EPA will consider all written and oral comments submitted during the public comment
period before taking final action on the PSD permit application and will send notice of the
final decision to each person who submitted comments and contact information during the
public comment period or requested notice of the final permit decision. EPA will respond
to all substantive comments in a document accompanying EPA's final permit decision and
will make the Public Hearing proceedings available to the public.
EPA's final permit decision will become effective 30 days after the service of notice of the
decision unless:
1.	A later effective date is specified in the decision; or
2.	The decision is appealed to EPA's Environmental Appeals Board pursuant to 40 CFR
124.19; or
3.	There are no comments requesting a change to the proposed permit decision, in which
case the final decision shall become effective immediately upon issuance.

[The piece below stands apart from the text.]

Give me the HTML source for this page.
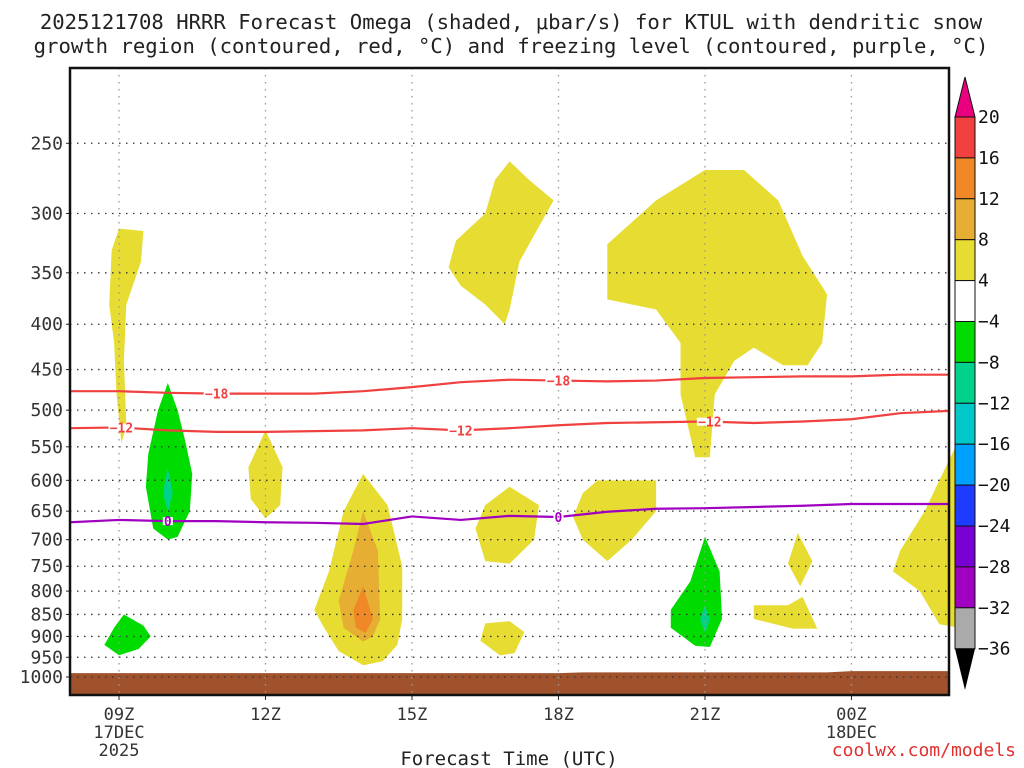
<!DOCTYPE html>
<html><head><meta charset="utf-8"><style>
html,body{margin:0;padding:0;background:#fff;}
svg{display:block;font-family:"DejaVu Sans Mono","Liberation Mono",monospace;}
</style></head><body>
<svg id="chart" width="1024" height="768" viewBox="0 0 1024 768">
<text x="511" y="29" font-size="20.6" text-anchor="middle" fill="#222">2025121708 HRRR Forecast Omega (shaded, μbar/s) for KTUL with dendritic snow</text>
<text x="511" y="53" font-size="20.6" text-anchor="middle" fill="#222">growth region (contoured, red, °C) and freezing level (contoured, purple, °C)</text>
<g id="plot"></g>
<text x="509" y="765" font-size="19" text-anchor="middle" fill="#222">Forecast Time (UTC)</text>
<text x="1016" y="756" font-size="18" text-anchor="end" fill="#e03030">coolwx.com/models</text>
</svg>
<script>
const NS="http://www.w3.org/2000/svg";
const pLevels=[250,300,350,400,450,500,550,600,650,700,750,800,850,900,950,1000];
const xTickHours=[9,12,15,18,21,24];
const xTickLabels=[["09Z","17DEC","2025"],["12Z"],["15Z"],["18Z"],["21Z"],["00Z","18DEC"]];
const lineHours=[8,9,10,11,12,13,14,15,16,17,18,19,20,21,22,23,24,25,26];
const iso18=[476,476,478,479,479,479,476,471,465,462,463,464,463,460,459,458,458,456,456];
const iso12=[524,523,527,529,529,528,527,524,527,524,520,517,516,515,517,515,512,504,501];
const iso0=[669,665,667,667,669,670,672,659,665,658,660,651,646,645,643,641,638,638,638];
const surfHours=[8,18,18.5,23.5,24,26.1];
const surfP=[990,990,988,988,985,985];
const blobYellow=[
[[8.85,330],[9.0,312],[9.5,314],[9.45,340],[9.15,380],[9.1,440],[9.15,520],[9.05,545],[8.95,480],[8.9,420],[8.8,380]],
[[12.0,527],[12.35,580],[12.3,640],[12.0,662],[11.7,630],[11.65,580]],
[[14.0,590],[14.5,640],[14.8,750],[14.8,860],[14.7,920],[14.4,960],[14.0,970],[13.5,935],[13.2,880],[13.0,840],[13.3,760],[13.6,650]],
[[17.0,262],[17.4,275],[17.9,290],[17.2,340],[17.0,385],[16.9,400],[16.5,380],[16.0,362],[15.75,345],[15.9,322],[16.5,300],[16.7,275]],
[[17.0,610],[17.6,640],[17.5,700],[17.0,745],[16.5,740],[16.3,680],[16.5,640]],
[[16.5,870],[17.0,865],[17.3,890],[17.1,940],[16.8,945],[16.4,910]],
[[18.8,600],[20.0,600],[20.0,650],[19.5,700],[19.0,740],[18.5,700],[18.3,660],[18.5,620]],
[[19.0,325],[20.0,290],[21.0,268],[21.8,268],[22.5,290],[23.0,335],[23.5,370],[23.4,420],[23.1,445],[22.6,445],[22.0,425],[21.6,440],[21.2,480],[21.1,565],[20.8,565],[20.5,480],[20.5,420],[20.0,385],[19.0,375]],
[[22.9,688],[23.2,740],[22.95,790],[22.7,745]],
[[22.0,830],[22.7,830],[23.0,812],[23.3,882],[22.8,882],[22.0,860]],
[[25.0,720],[25.5,650],[25.8,600],[26.2,540],[26.2,880],[25.8,872],[25.4,800],[24.85,760]]];
const blobGold=[[[14.0,650],[14.3,720],[14.35,860],[14.2,900],[14.0,912],[13.6,880],[13.5,820],[13.8,720]]];
const blobOrange=[[[14.0,790],[14.2,860],[14.05,892],[13.85,880],[13.8,840]]];
const blobGreen=[
[[10.0,466],[10.2,500],[10.35,540],[10.5,590],[10.45,650],[10.2,695],[10.0,700],[9.7,680],[9.55,610],[9.6,560],[9.8,500]],
[[8.9,880],[9.1,850],[9.5,875],[9.65,900],[9.4,930],[9.0,945],[8.7,920]],
[[21.0,695],[21.3,760],[21.35,860],[21.1,925],[20.8,922],[20.3,880],[20.3,840],[20.7,780]]];
const blobTeal=[[[10.0,580],[10.1,620],[10.0,652],[9.9,620]],[[21.0,830],[21.1,860],[21.0,892],[20.9,860]]];
const cbLabels=["20","16","12","8","4","−4","−8","−12","−16","−20","−24","−28","−32","−36"];
const cbColors=["#f04040","#f08828","#e6ae33","#e6dc32","#ffffff","#00dc00","#00d28c","#00c8c8","#00a0ff","#1e3cff","#7800d2","#a000c0","#aaaaaa"];

const L=70,R=949,T=68,B=695;
const xs=h=>119+(h-9)*48.83;
const ys=p=>677-385*Math.log(1000/p);
const g=document.getElementById('plot');
function el(t,a,parent){const e=document.createElementNS(NS,t);for(const k in a)e.setAttribute(k,a[k]);(parent||g).appendChild(e);return e;}
function poly(pts,fill,name){const e=el('polygon',{points:pts.map(q=>xs(q[0])+','+ys(q[1])).join(' '),fill:fill});

}
blobYellow.forEach(b=>poly(b,'#e6dc32','omega-4-8'));
blobGold.forEach(b=>poly(b,'#e6ae33','omega-8-12'));
blobOrange.forEach(b=>poly(b,'#f08828','omega-12-16'));
blobGreen.forEach(b=>poly(b,'#00dc00','omega-neg4-neg8'));
blobTeal.forEach(b=>poly(b,'#00d28c','omega-neg8-neg12'));
let sp='M'+L+','+B;surfHours.forEach((h,i)=>{sp+=' L'+Math.max(L,Math.min(R,xs(h)))+','+ys(surfP[i]);});sp+=' L'+R+','+B+'Z';
const s=el('path',{d:sp,fill:'#a0522d'});


pLevels.forEach(p=>{const y=ys(p);
const l=el('line',{x1:L,x2:R,y1:y,y2:y,stroke:'#333','stroke-width':1.3,'stroke-dasharray':'1.5,5.5'});


el('line',{x1:L-4,x2:L,y1:y,y2:y,stroke:'#222'});
const t=el('text',{x:L-7,y:y+6,'font-size':18,'text-anchor':'end',fill:'#333'});t.textContent=p;

});
xTickHours.forEach((h,i)=>{const x=xs(h);
const l=el('line',{x1:x,x2:x,y1:T,y2:B,stroke:'#999','stroke-width':1.3,'stroke-dasharray':'1.5,5.5'});


el('line',{x1:x,x2:x,y1:B,y2:B+5,stroke:'#222'});
xTickLabels[i].forEach((s,j)=>{const t=el('text',{x:x,y:720+j*18,'font-size':17,'text-anchor':'middle',fill:'#333'});t.textContent=s;

});});
function iso(arr,color,lab,labHours,name){let d='';lineHours.forEach((h,i)=>{d+=(i?' L':'M')+xs(h)+','+ys(arr[i]);});
const p=el('path',{d:d,fill:'none',stroke:color,'stroke-width':2.2});


labHours.forEach(h=>{let i=lineHours.findIndex(v=>v>h)-1;const f=h-lineHours[i];const pv=arr[i]+(arr[i+1]-arr[i])*f;
const x=xs(h),y=ys(pv);const w=lab.length*8+2;el('rect',{x:x-w/2,y:y-4,width:w,height:8,fill:'#fff'});
const t=el('text',{x:x,y:y+5,'font-size':13,'font-weight':'bold','text-anchor':'middle',fill:color});t.textContent=lab;

});}
iso(iso18,'#f04040','−18',[11,18],'isotherm-minus18');
iso(iso12,'#f04040','−12',[9.05,16.0,21.1],'isotherm-minus12');
iso(iso0,'#a000c0','0',[10,18],'freezing-level');
const fr=el('rect',{x:L,y:T,width:R-L,height:B-T,fill:'none',stroke:'#111','stroke-width':2.5});


const cb=el('g',{},document.getElementById('chart'));


const cy=i=>117+i*40.9;
el('polygon',{points:`955,${cy(0)} 975,${cy(0)} 965,77`,fill:'#e8007f',stroke:'#111'},cb);
cbColors.forEach((c,i)=>{el('rect',{x:955,y:cy(i),width:20,height:40.9,fill:c,stroke:'#111','stroke-width':1},cb);});
el('polygon',{points:`955,${cy(13)} 975,${cy(13)} 965,690`,fill:'#000'},cb);
cbLabels.forEach((s,i)=>{const t=el('text',{x:978,y:cy(i)+6,'font-size':18,fill:'#111'},cb);t.textContent=s;

});
</script>
</body></html>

14. Conclusion and Proposed Action
EPA is proposing to issue a PSD permit for the PHPP. We believe that the proposed
Project will comply with PSD requirements, including the installation and operation of
BACT, and will not cause or contribute to a violation of the applicable NAAQS or
applicable PSD increments. We have made this determination based on the information
supplied by the applicant and our review of the analyses contained in the permit
application and other relevant information contained in our administrative record. EPA
will make this proposed permit and this Fact Sheet/AAQIR available to the public for
review, and make a final decision after considering any public comments on our proposal.